ENTRIES SHOWN -
----------
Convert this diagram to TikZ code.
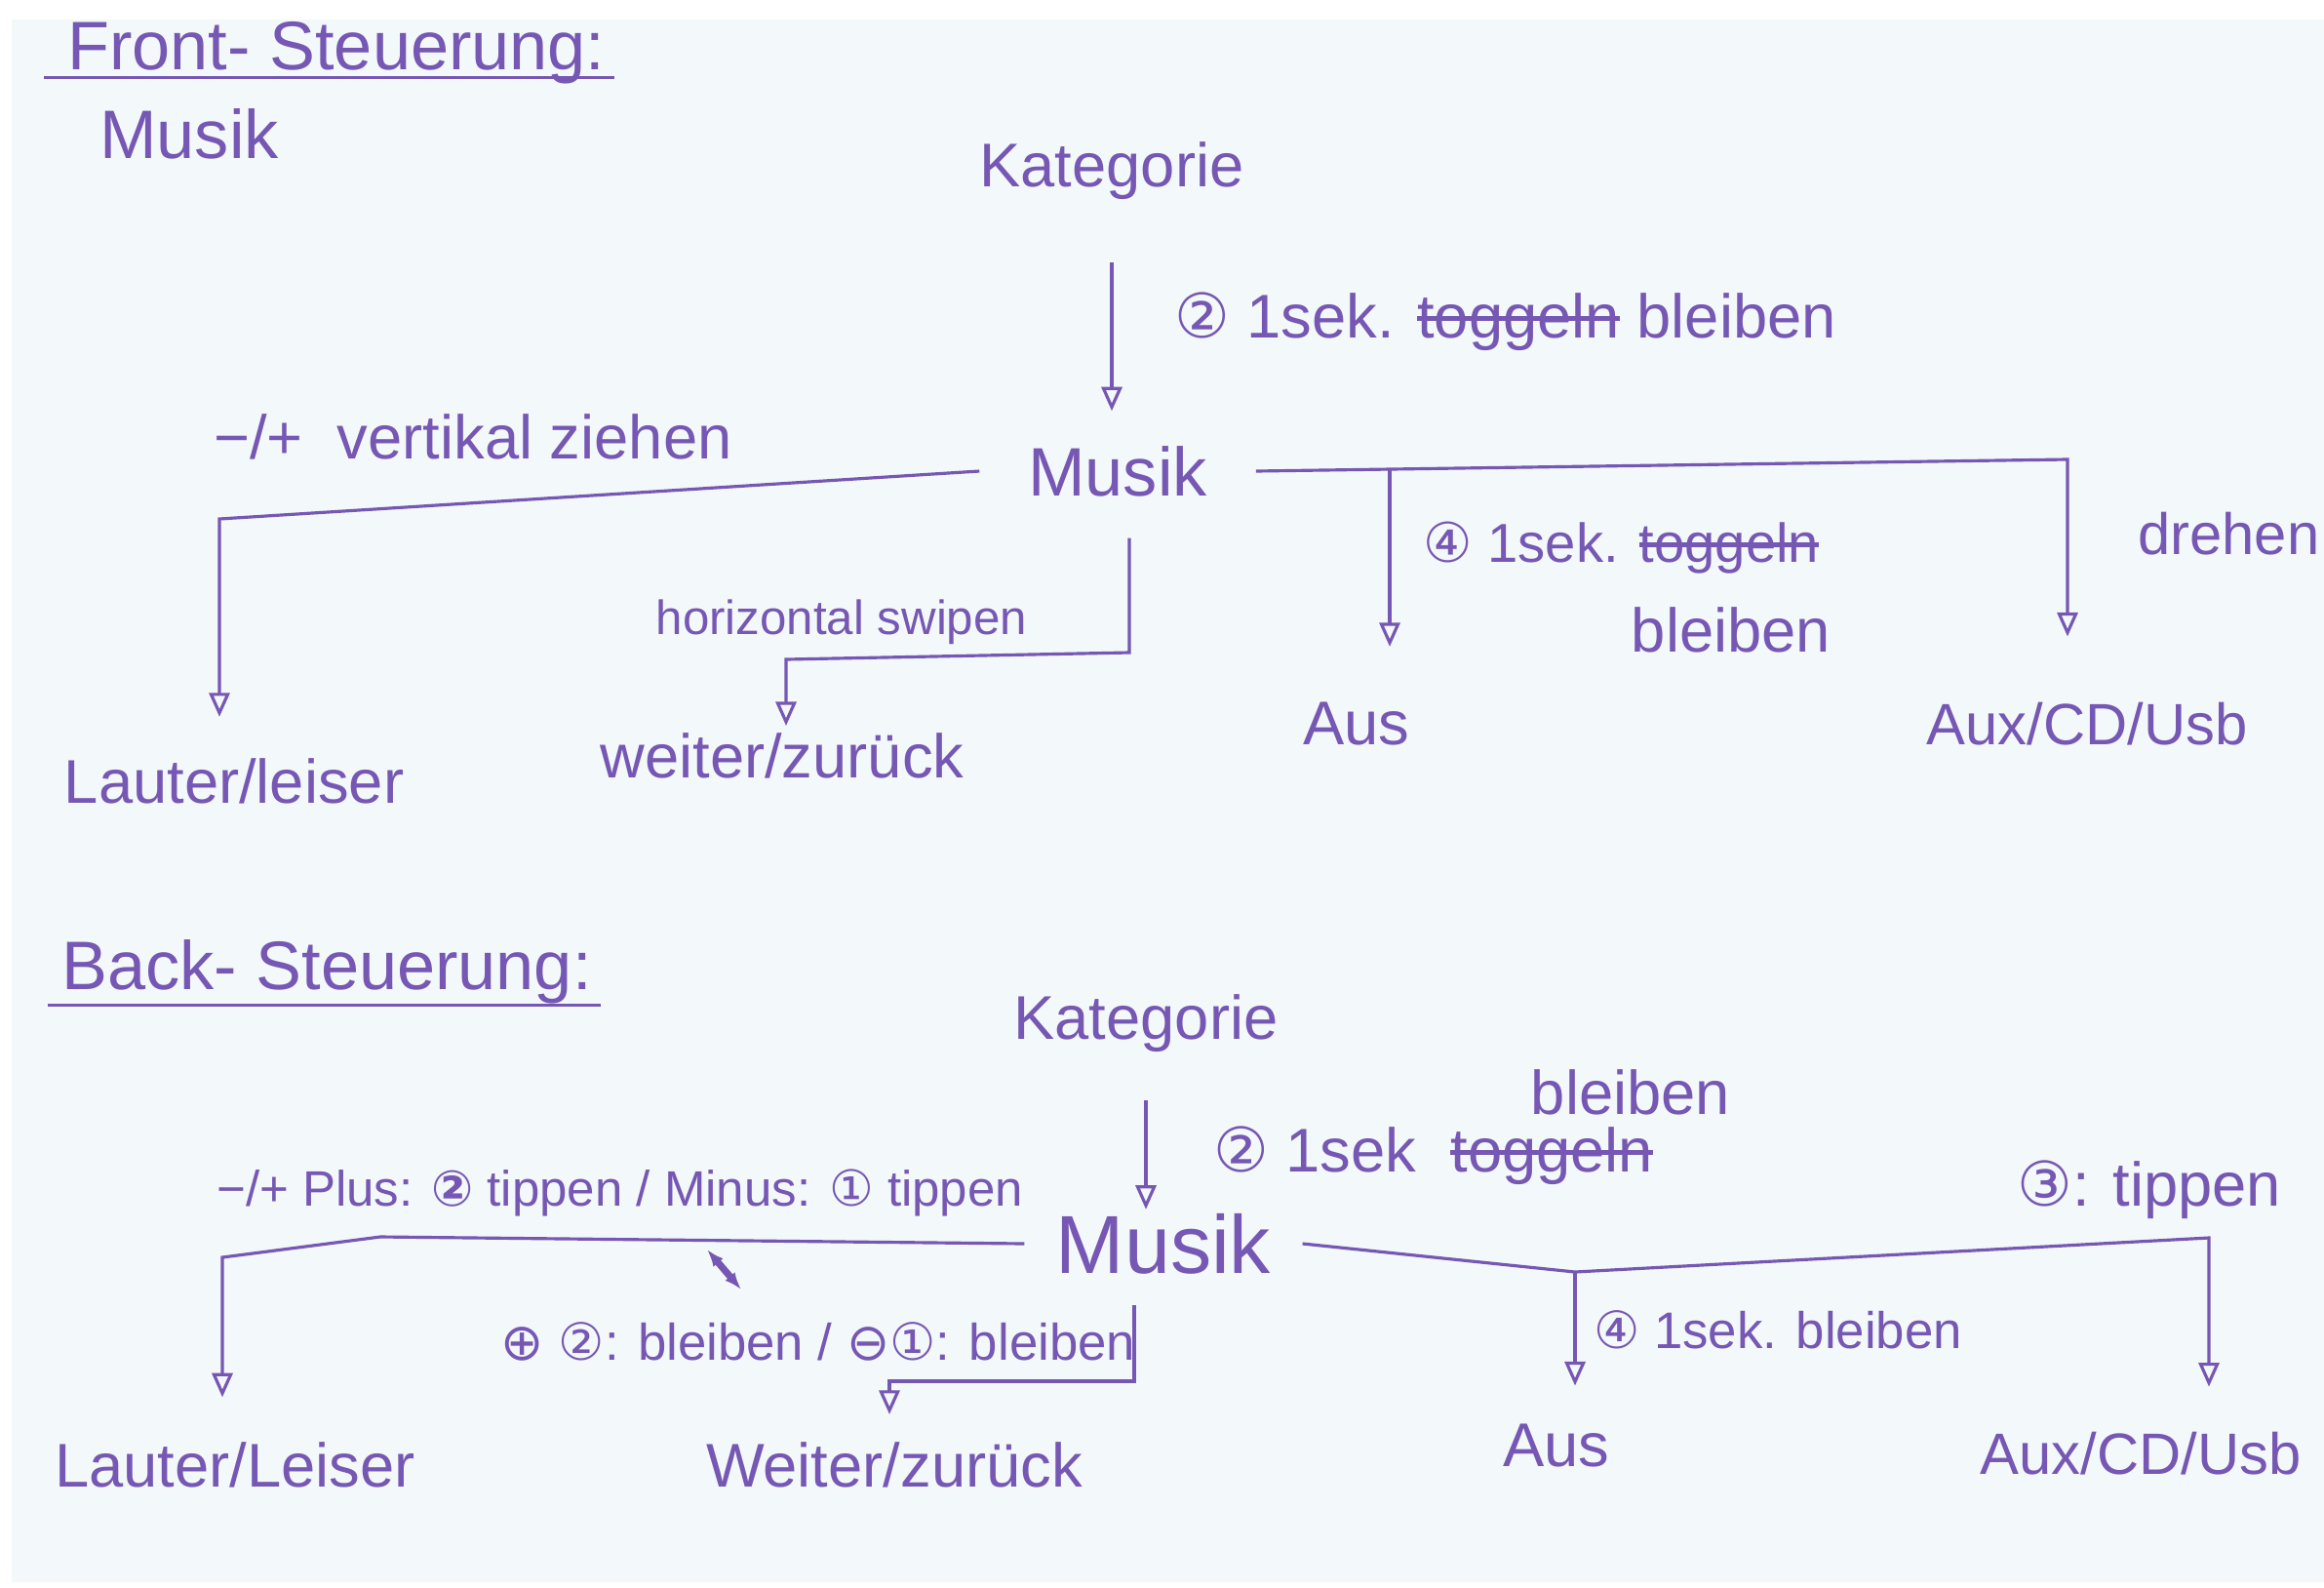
----------
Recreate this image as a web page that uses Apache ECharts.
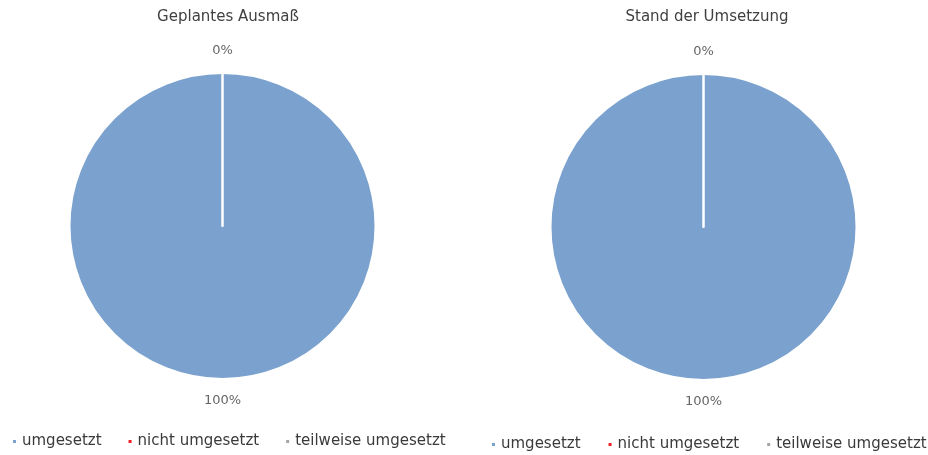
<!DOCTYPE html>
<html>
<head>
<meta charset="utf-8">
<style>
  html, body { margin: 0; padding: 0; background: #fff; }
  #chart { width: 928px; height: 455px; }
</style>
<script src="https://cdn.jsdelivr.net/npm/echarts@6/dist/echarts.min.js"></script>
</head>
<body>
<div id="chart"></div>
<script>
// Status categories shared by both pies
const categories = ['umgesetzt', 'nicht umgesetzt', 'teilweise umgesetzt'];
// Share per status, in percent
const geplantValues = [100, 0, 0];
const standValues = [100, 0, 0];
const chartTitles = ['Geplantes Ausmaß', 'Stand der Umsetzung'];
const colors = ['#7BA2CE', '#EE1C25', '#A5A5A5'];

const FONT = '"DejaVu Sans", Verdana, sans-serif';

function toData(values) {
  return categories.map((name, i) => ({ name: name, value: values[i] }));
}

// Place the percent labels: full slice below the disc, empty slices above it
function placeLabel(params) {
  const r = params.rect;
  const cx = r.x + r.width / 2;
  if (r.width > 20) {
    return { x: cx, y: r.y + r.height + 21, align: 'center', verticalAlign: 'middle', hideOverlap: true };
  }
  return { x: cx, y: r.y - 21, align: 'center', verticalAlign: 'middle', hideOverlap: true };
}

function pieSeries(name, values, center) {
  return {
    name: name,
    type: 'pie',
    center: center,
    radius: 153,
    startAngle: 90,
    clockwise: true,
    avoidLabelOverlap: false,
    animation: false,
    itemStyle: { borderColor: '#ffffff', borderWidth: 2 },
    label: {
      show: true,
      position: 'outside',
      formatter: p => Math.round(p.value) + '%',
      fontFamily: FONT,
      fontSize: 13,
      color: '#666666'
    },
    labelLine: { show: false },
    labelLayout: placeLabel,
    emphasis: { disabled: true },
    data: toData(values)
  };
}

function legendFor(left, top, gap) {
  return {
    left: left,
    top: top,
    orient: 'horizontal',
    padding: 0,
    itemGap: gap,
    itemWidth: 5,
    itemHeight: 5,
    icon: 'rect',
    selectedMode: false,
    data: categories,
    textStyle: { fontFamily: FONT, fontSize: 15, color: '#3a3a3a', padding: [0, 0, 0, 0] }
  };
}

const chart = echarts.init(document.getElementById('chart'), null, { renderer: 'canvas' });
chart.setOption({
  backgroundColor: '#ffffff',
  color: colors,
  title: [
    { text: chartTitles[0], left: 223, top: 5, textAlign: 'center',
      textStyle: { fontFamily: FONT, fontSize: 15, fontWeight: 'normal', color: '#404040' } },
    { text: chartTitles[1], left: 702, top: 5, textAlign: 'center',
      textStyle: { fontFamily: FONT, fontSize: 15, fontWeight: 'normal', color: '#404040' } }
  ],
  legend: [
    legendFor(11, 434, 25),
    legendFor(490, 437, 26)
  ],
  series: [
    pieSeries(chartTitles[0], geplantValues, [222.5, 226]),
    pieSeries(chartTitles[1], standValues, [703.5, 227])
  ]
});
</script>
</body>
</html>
----------
WHAT IS BEING ASKED -
Except for the pictures, write out exactly the lines from the line that contains "Recreate this image" through the line that contains "const colors = ['#7BA2CE', '#EE1C25', '#A5A5A5'];", including both.

RESULT OF THE TASK -
Recreate this image as a web page that uses Apache ECharts.
<!DOCTYPE html>
<html>
<head>
<meta charset="utf-8">
<style>
  html, body { margin: 0; padding: 0; background: #fff; }
  #chart { width: 928px; height: 455px; }
</style>
<script src="https://cdn.jsdelivr.net/npm/echarts@6/dist/echarts.min.js"></script>
</head>
<body>
<div id="chart"></div>
<script>
// Status categories shared by both pies
const categories = ['umgesetzt', 'nicht umgesetzt', 'teilweise umgesetzt'];
// Share per status, in percent
const geplantValues = [100, 0, 0];
const standValues = [100, 0, 0];
const chartTitles = ['Geplantes Ausmaß', 'Stand der Umsetzung'];
const colors = ['#7BA2CE', '#EE1C25', '#A5A5A5'];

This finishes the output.